Bank of America CEO - digital banking isn't all about the millennials
- Summary:
- Digital banking isn't just for the millennials; it's an across-the-board choice, says Bank of America CEO Brian Moynihan.
We referenced some of BoA’s digital work briefly in the earlier article, but Moynihan’s more detailed drill-down serves to emphasize just how important digital enablement is to the evolving operating model in the banking industry.
It’s a big deal, is the top line message, as he cites some impressive stats - more than 25 million active mobile users and a further 10 million using other digital channels. Over the past three months, customers logged into the BoA mobile app around 1.4 billion times, for a variety of reasons, says Moynihan:
While they do transactions, they also use them for communication. They’re using their digital services to set appointments in our financial services for their convenience, rather than just drop in. This assures we have the right team-mates to serve the customers well.
Customers are doing more of their regular deposit transactions on their digital devices. [We see] more deposit transactions by a person taking a picture of the deposit and sending over mobile phone than we did by a person handing their check to the teller. In fact, 76% of all our deposit transactions are now through ATMs and mobile deposit. This allows for more meaningful relationship management activities to take place in our centers as we invest more and add more team-mates to do that.

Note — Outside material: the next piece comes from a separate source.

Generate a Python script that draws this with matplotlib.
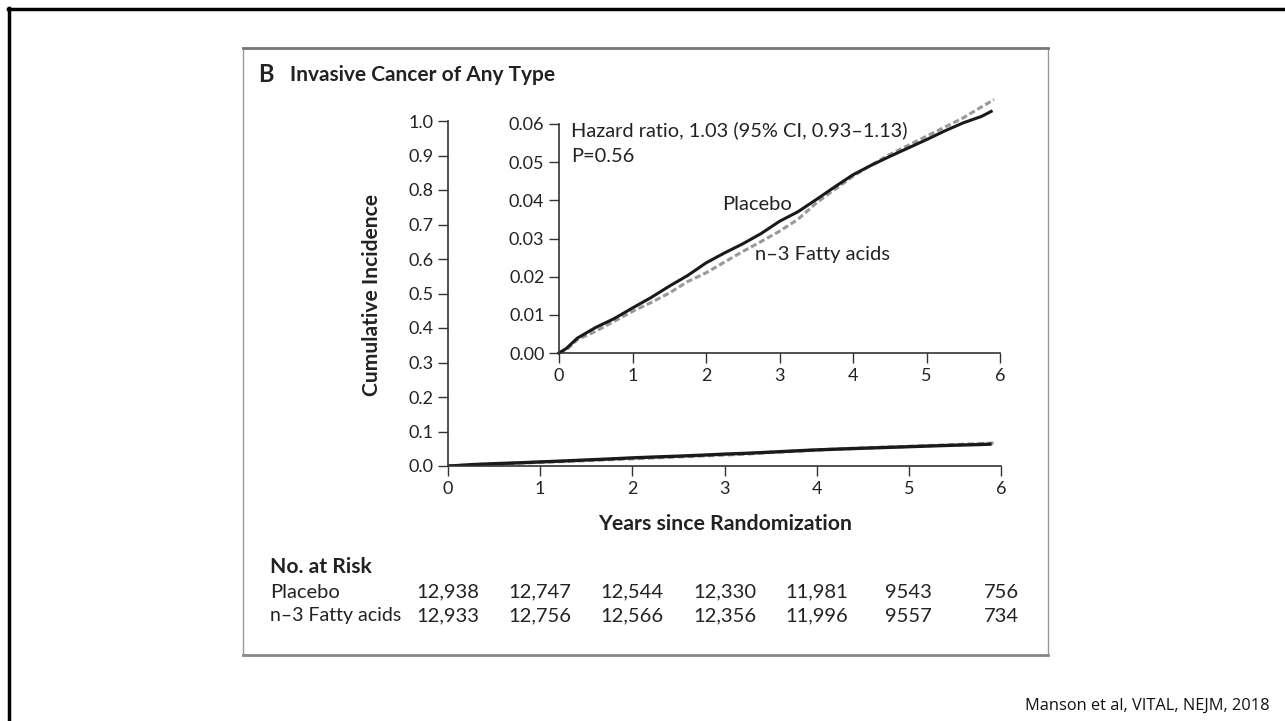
import matplotlib.pyplot as plt
from matplotlib.lines import Line2D
from matplotlib.patches import Rectangle
from matplotlib.transforms import blended_transform_factory

plt.rcParams['font.family'] = ['Lato', 'DejaVu Sans']

W, H = 1285, 721

# curve readings (years, cumulative incidence)
years = [0, 0.1, 0.25, 0.5, 0.75, 1.0, 1.25, 1.5, 1.75, 2.0, 2.25, 2.5, 2.75, 3.0,
         3.25, 3.5, 3.75, 4.0, 4.25, 4.5, 4.75, 5.0, 5.25, 5.5, 5.75, 5.88]
placebo = [0, 0.0012, 0.0039, 0.0067, 0.0090, 0.0118, 0.0145, 0.0175, 0.0203, 0.0236,
           0.0262, 0.0286, 0.0313, 0.0345, 0.0370, 0.0402, 0.0435, 0.0467, 0.0492,
           0.0515, 0.0537, 0.0559, 0.0582, 0.0603, 0.0620, 0.0633]
fatty_years = [0, 0.1, 0.25, 0.5, 0.75, 1.0, 1.25, 1.5, 1.75, 2.0, 2.25, 2.5, 2.75, 3.0,
               3.25, 3.5, 3.75, 4.0, 4.25, 4.5, 4.75, 5.0, 5.25, 5.5, 5.75, 5.92]
fatty = [0, 0.0008, 0.0035, 0.0057, 0.0083, 0.0109, 0.0132, 0.0157, 0.0187, 0.0210,
         0.0238, 0.0266, 0.0292, 0.0319, 0.0350, 0.0393, 0.0428, 0.0463, 0.0493,
         0.0520, 0.0544, 0.0568, 0.0592, 0.0616, 0.0645, 0.0664]

# numbers at risk
risk_years = [0, 1, 2, 3, 4, 5, 6]
risk_placebo = ['12,938', '12,747', '12,544', '12,330', '11,981', '9543', '756']
risk_fatty = ['12,933', '12,756', '12,566', '12,356', '11,996', '9557', '734']


def fx(x):
    return x / W


def fy(y):
    return 1 - y / H


fig = plt.figure(figsize=(W / 100, H / 100), dpi=100)

# slide border
fig.add_artist(Line2D([fx(8), 1.0], [fy(8.5), fy(8.5)], color='black', lw=2.5))
fig.add_artist(Line2D([fx(9), fx(9)], [fy(8), 0.0], color='black', lw=2.5))

# panel frame
fig.add_artist(Rectangle((fx(243), fy(655)), fx(1048) - fx(243), fy(48) - fy(655),
                         fill=False, edgecolor='#999999', lw=1.0))
fig.add_artist(Line2D([fx(243), fx(1048)], [fy(48), fy(48)], color='#777777', lw=2))
fig.add_artist(Line2D([fx(243), fx(1048)], [fy(655), fy(655)], color='#888888', lw=2))

tick_fs = 13
txt_fs = 14.5
col = '#222222'

# main axes
ax = fig.add_axes([fx(448), fy(466), fx(1001) - fx(448), fy(121) - fy(466)])
ax.plot(fatty_years, fatty, color='#999999', lw=2.4, ls=(0, (2, 1)))
ax.plot(years, placebo, color='#1a1a1a', lw=2.4)
ax.set_xlim(0, 6)
ax.set_ylim(0, 1.0)
ax.set_xticks(range(7))
ax.set_yticks([i / 10 for i in range(11)])
ax.set_yticklabels(['%.1f' % (i / 10) for i in range(11)])
for s in ['top', 'right']:
    ax.spines[s].set_visible(False)
for s in ['left', 'bottom']:
    ax.spines[s].set_color('#333333')
    ax.spines[s].set_linewidth(1.2)
ax.tick_params(axis='both', length=7, width=1.0, color='#333333', labelsize=tick_fs,
               labelcolor=col)
ax.tick_params(axis='x', pad=4)
ax.set_facecolor('none')

fig.text(fx(725), fy(524), 'Years since Randomization', ha='center', va='center',
         fontsize=15.3, fontweight='bold', color=col)
fig.text(fx(372), fy(295), 'Cumulative Incidence', ha='center', va='center',
         rotation=90, fontsize=15.1, fontweight='bold', color=col)

# inset
ins = fig.add_axes([fx(559), fy(353), fx(1000) - fx(559), fy(124) - fy(353)])
ins.plot(fatty_years, fatty, color='#999999', lw=2.2, ls=(0, (2, 1)), clip_on=False)
ins.plot(years, placebo, color='#1a1a1a', lw=2.2, clip_on=False)
ins.set_xlim(0, 6)
ins.set_ylim(0, 0.06)
ins.set_xticks(range(7))
ins.set_yticks([0, 0.01, 0.02, 0.03, 0.04, 0.05, 0.06])
ins.set_yticklabels(['0.00', '0.01', '0.02', '0.03', '0.04', '0.05', '0.06'])
for s in ['top', 'right']:
    ins.spines[s].set_visible(False)
for s in ['left', 'bottom']:
    ins.spines[s].set_color('#333333')
    ins.spines[s].set_linewidth(1.2)
ins.tick_params(axis='both', length=7, width=1.0, color='#333333', labelsize=tick_fs,
                labelcolor=col)
ins.set_facecolor('none')

ins.text(0.027, 0.975, 'Hazard ratio, 1.03 (95% CI, 0.93\u20131.13)', transform=ins.transAxes,
         ha='left', va='center', fontsize=14.4, color=col)
ins.text(0.027, 0.86, 'P=0.56', transform=ins.transAxes,
         ha='left', va='center', fontsize=14.4, color=col)
ins.text(2.22, 0.0388, 'Placebo', ha='left', va='center', fontsize=txt_fs, color=col)
ins.text(2.67, 0.0257, 'n\u20133 Fatty acids', ha='left', va='center', fontsize=txt_fs,
         color=col)

# title
fig.text(fx(258), fy(75), 'B', ha='left', va='center', fontsize=17, fontweight='bold',
         color=col)
fig.text(fx(290), fy(75), 'Invasive Cancer of Any Type', ha='left', va='center',
         fontsize=15, fontweight='bold', color=col)

# numbers at risk
fig.text(fx(270), fy(567), 'No. at Risk', ha='left', va='center', fontsize=15.2,
         fontweight='bold', color=col)
fig.text(fx(270), fy(592), 'Placebo', ha='left', va='center', fontsize=txt_fs, color=col)
fig.text(fx(270), fy(616), 'n\u20133 Fatty acids', ha='left', va='center', fontsize=14,
         color=col)
tr = blended_transform_factory(ax.transData, fig.transFigure)
for xv, a, b in zip(risk_years, risk_placebo, risk_fatty):
    ax.text(xv, fy(592), a, transform=tr, ha='center', va='center', fontsize=txt_fs,
            color=col)
    ax.text(xv, fy(616), b, transform=tr, ha='center', va='center', fontsize=txt_fs,
            color=col)

fig.text(fx(1270), fy(706), 'Manson et al, VITAL, NEJM, 2018', ha='right', va='center',
         fontsize=11.8, family=['Open Sans', 'DejaVu Sans'], color='#111111')

fig.savefig('out.png', dpi=100)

One trend that has emerged is that customers who are digitally-enabled are ready to adopt new products and offerings from BoA more quickly. Moynihan cites the bank’s Zelle payments facility as a case in point:
On payments, you can see the early adoption of Zelle has grown. In the recent quarter, we processed 35 million Zelle transactions or more than $10 billion in principal amount - that’s twice the pace of a year ago. We believe we account for about 25% of Zelle and this activity will continue to grow as the industry continues to drive this as our standard for P2P payments. Overall, consumer digital payments have now overtaken non-digital payments, more than $368 billion in digital payments.
On sales, 24% of sales are executed digitally and we continue to expand that through other products and services. Digital Auto was launched a year ago and now more than half our retail auto volume. Digital Mortgage, which is a true end-to-end digital experience just brought out recently, is growing fast.
More than millennials
A myth that Moynihan busts is that of the fabled millennials forcing the pace of change. It’s true up to a point, but there’s not a uniform story here:
The common theory is that this is all young kids, but there’s not enough young kids in anybody’s customer base to drive this kind of activity, so it has broadened out dramatically. When you have 75% of the checks are deposited in ATM or through the mobile device, that is 75% of all the checks written that consumers deposited with Bank of America, so it’s across the board. Whereas something like [AI bot] Erica, obviously the cohort is younger just because of their familiarity with a voice-activated, Artificial Intelligence assistant and the usage of it. By different types of things, you see different activity, but you have sales of mortgage or auto definitely also skew higher in age because the nature of people who are buying homes and cars, so it’s really across the board.
I think what [is there] is really the difference between now and five years ago or 10 years ago, where the activity conducted by grandparents on mobile phones [today] is high. I always tell the story, we had a 100-year-old person who became mobile-enabled a couple years ago, which I think is tremendous optimism, but it’s across the board and that is the difference.
None of this is to say that the branch no longer has a role. Far from it, says Moynihan, who notes that 50 million customers walk through branch doors every day:
In the branches, even though we’ve come down another 100-odd year-over-year, the numbers of people in them are going up, and that means that they’re bigger stores, bigger destinations, less about on the corner transactions. At the same time, they’re tremendously important in the community, so we continue to develop our community-based branches in markets which tend to need more face-to-face help.
A priority now is digitally-upgrading the branches themselves:
What we’re doing is re-tooling and outfitting branches and ATMs. So all the ATMs will have the ability to cash checks to the penny, which is important, to actually use that as a payment device...We went digitally-first in Pittsburgh, for example...due to the fact that we already have a nationwide brand and customers there in Merrill and U.S. Trust in the credit card, and mortgage customers from the past, so we can drive that.
Moynihan concludes:
It’s critical to have both the digital and physical...we’re driving people to branches for relationship management at the same time we’re doing other things with their devices, so it is absolutely a combined set of capabilities and you’re looking across all of them...half million people went to their mobile device, set up an appointment and came into the branch, another million responded to calls, and 50 million people walked in, and yet we had a 1.4 billion log in. So [when] you start thinking about it - it’s an absolutely integrated experience and a competitive advantage to have both.
My take
A strong use case exemplar of finding the optimal digital/physical mix as part of a phased digital transformation strategy.